» **WRITTEN REQUEST**: Return the material word for word. Do not include pictures.

#####

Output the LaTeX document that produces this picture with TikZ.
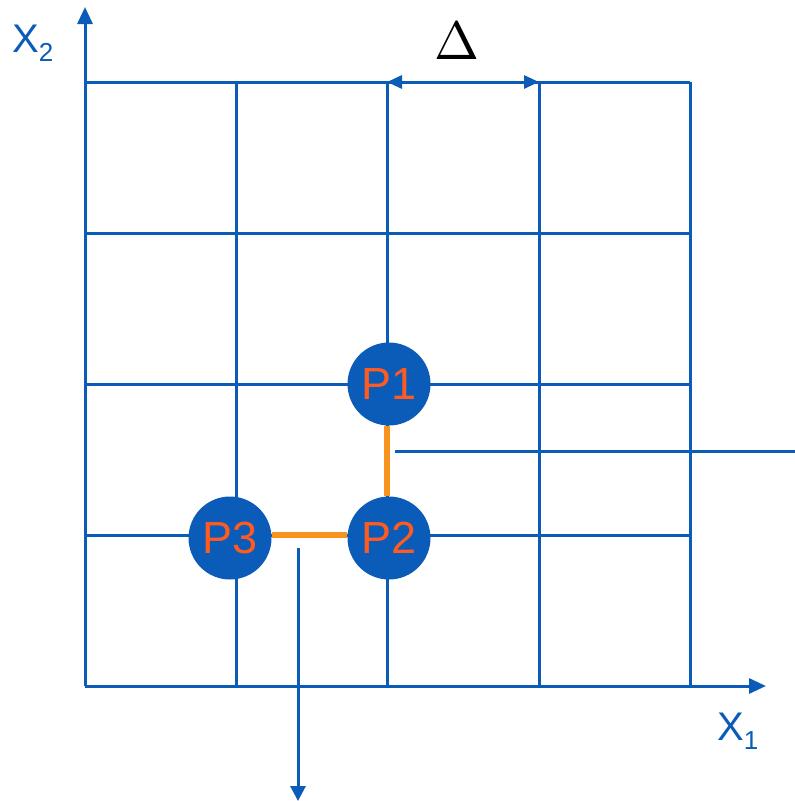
\documentclass[tikz,border=0pt]{standalone}
\usepackage{fontspec}
\newfontfamily\arialf{Liberation Sans}
\usetikzlibrary{arrows.meta}
\definecolor{gblue}{RGB}{10,92,184}
\definecolor{gorange}{RGB}{247,147,30}
\definecolor{ptext}{RGB}{255,90,31}
\tikzset{
  gridline/.style={draw=gblue, line width=3pt},
  axisline/.style={draw=gblue, line width=3pt, -{Triangle[length=17pt,width=15pt]}},
  pnode/.style={circle, fill=gblue, minimum size=83pt, inner sep=0pt, text=ptext, font=\arialf\fontsize{45}{45}\selectfont},
  link/.style={draw=gorange, line width=6pt},
  axlabel/.style={text=gblue, font=\arialf\fontsize{40}{40}\selectfont, inner sep=0pt, anchor=base west}
}
\begin{document}
\begin{tikzpicture}[x=1pt,y=-1pt]
\useasboundingbox (0,0) rectangle (795,801);
% grid
\foreach \x in {236,387,539,690} \draw[gridline] (\x,82) -- (\x,686);
\foreach \y in {82,233,384,535} \draw[gridline] (85,\y) -- (690,\y);
% axes
\coordinate (O) at (85,686);
\coordinate (X1end) at (766,686);
\coordinate (X2end) at (85,7);
\draw[axisline] (O) -- (X1end);
\draw[axisline] (O) -- (X2end);
\node[axlabel] (x2lab) at (12,52) {X\raisebox{-9pt}{\fontsize{26}{26}\selectfont 2}};
\node[axlabel] (x1lab) at (717,740) {X\raisebox{-9pt}{\fontsize{26}{26}\selectfont 1}};
% delta
\coordinate (d1) at (387,82);
\coordinate (d2) at (539,82);
\draw[gridline, {Triangle[length=15pt,width=13pt]}-{Triangle[length=15pt,width=13pt]}] (d1) -- (d2);
\node[inner sep=0pt, scale=5.4] (delta) at (457,41) {$\Delta$};
% extra lines
\coordinate (h1) at (395,451);
\coordinate (h2) at (795,451);
\draw[gridline] (h1) -- (h2);
\coordinate (v1) at (298,548);
\coordinate (v2) at (298,801);
\draw[gridline, -{Triangle[length=15pt,width=15pt]}] (v1) -- (v2);
% points
\node[pnode] (P1) at (389,384) {P1};
\node[pnode] (P2) at (389,538) {P2};
\node[pnode] (P3) at (230,538) {P3};
\draw[link] ([xshift=-2pt]P1.south) -- ([xshift=-2pt]P2.north);
\draw[link] ([yshift=3pt]P3.east) -- ([yshift=3pt]P2.west);
\end{tikzpicture}
\end{document}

#####

» **COMPLETED EXERCISE**:
Output the LaTeX document that produces this picture with TikZ.
\documentclass[tikz,border=0pt]{standalone}
\usepackage{fontspec}
\newfontfamily\arialf{Liberation Sans}
\usetikzlibrary{arrows.meta}
\definecolor{gblue}{RGB}{10,92,184}
\definecolor{gorange}{RGB}{247,147,30}
\definecolor{ptext}{RGB}{255,90,31}
\tikzset{
  gridline/.style={draw=gblue, line width=3pt},
  axisline/.style={draw=gblue, line width=3pt, -{Triangle[length=17pt,width=15pt]}},
  pnode/.style={circle, fill=gblue, minimum size=83pt, inner sep=0pt, text=ptext, font=\arialf\fontsize{45}{45}\selectfont},
  link/.style={draw=gorange, line width=6pt},
  axlabel/.style={text=gblue, font=\arialf\fontsize{40}{40}\selectfont, inner sep=0pt, anchor=base west}
}
\begin{document}
\begin{tikzpicture}[x=1pt,y=-1pt]
\useasboundingbox (0,0) rectangle (795,801);
% grid
\foreach \x in {236,387,539,690} \draw[gridline] (\x,82) -- (\x,686);
\foreach \y in {82,233,384,535} \draw[gridline] (85,\y) -- (690,\y);
% axes
\coordinate (O) at (85,686);
\coordinate (X1end) at (766,686);
\coordinate (X2end) at (85,7);
\draw[axisline] (O) -- (X1end);
\draw[axisline] (O) -- (X2end);
\node[axlabel] (x2lab) at (12,52) {X\raisebox{-9pt}{\fontsize{26}{26}\selectfont 2}};
\node[axlabel] (x1lab) at (717,740) {X\raisebox{-9pt}{\fontsize{26}{26}\selectfont 1}};
% delta
\coordinate (d1) at (387,82);
\coordinate (d2) at (539,82);
\draw[gridline, {Triangle[length=15pt,width=13pt]}-{Triangle[length=15pt,width=13pt]}] (d1) -- (d2);
\node[inner sep=0pt, scale=5.4] (delta) at (457,41) {$\Delta$};
% extra lines
\coordinate (h1) at (395,451);
\coordinate (h2) at (795,451);
\draw[gridline] (h1) -- (h2);
\coordinate (v1) at (298,548);
\coordinate (v2) at (298,801);
\draw[gridline, -{Triangle[length=15pt,width=15pt]}] (v1) -- (v2);
% points
\node[pnode] (P1) at (389,384) {P1};
\node[pnode] (P2) at (389,538) {P2};
\node[pnode] (P3) at (230,538) {P3};
\draw[link] ([xshift=-2pt]P1.south) -- ([xshift=-2pt]P2.north);
\draw[link] ([yshift=3pt]P3.east) -- ([yshift=3pt]P2.west);
\end{tikzpicture}
\end{document}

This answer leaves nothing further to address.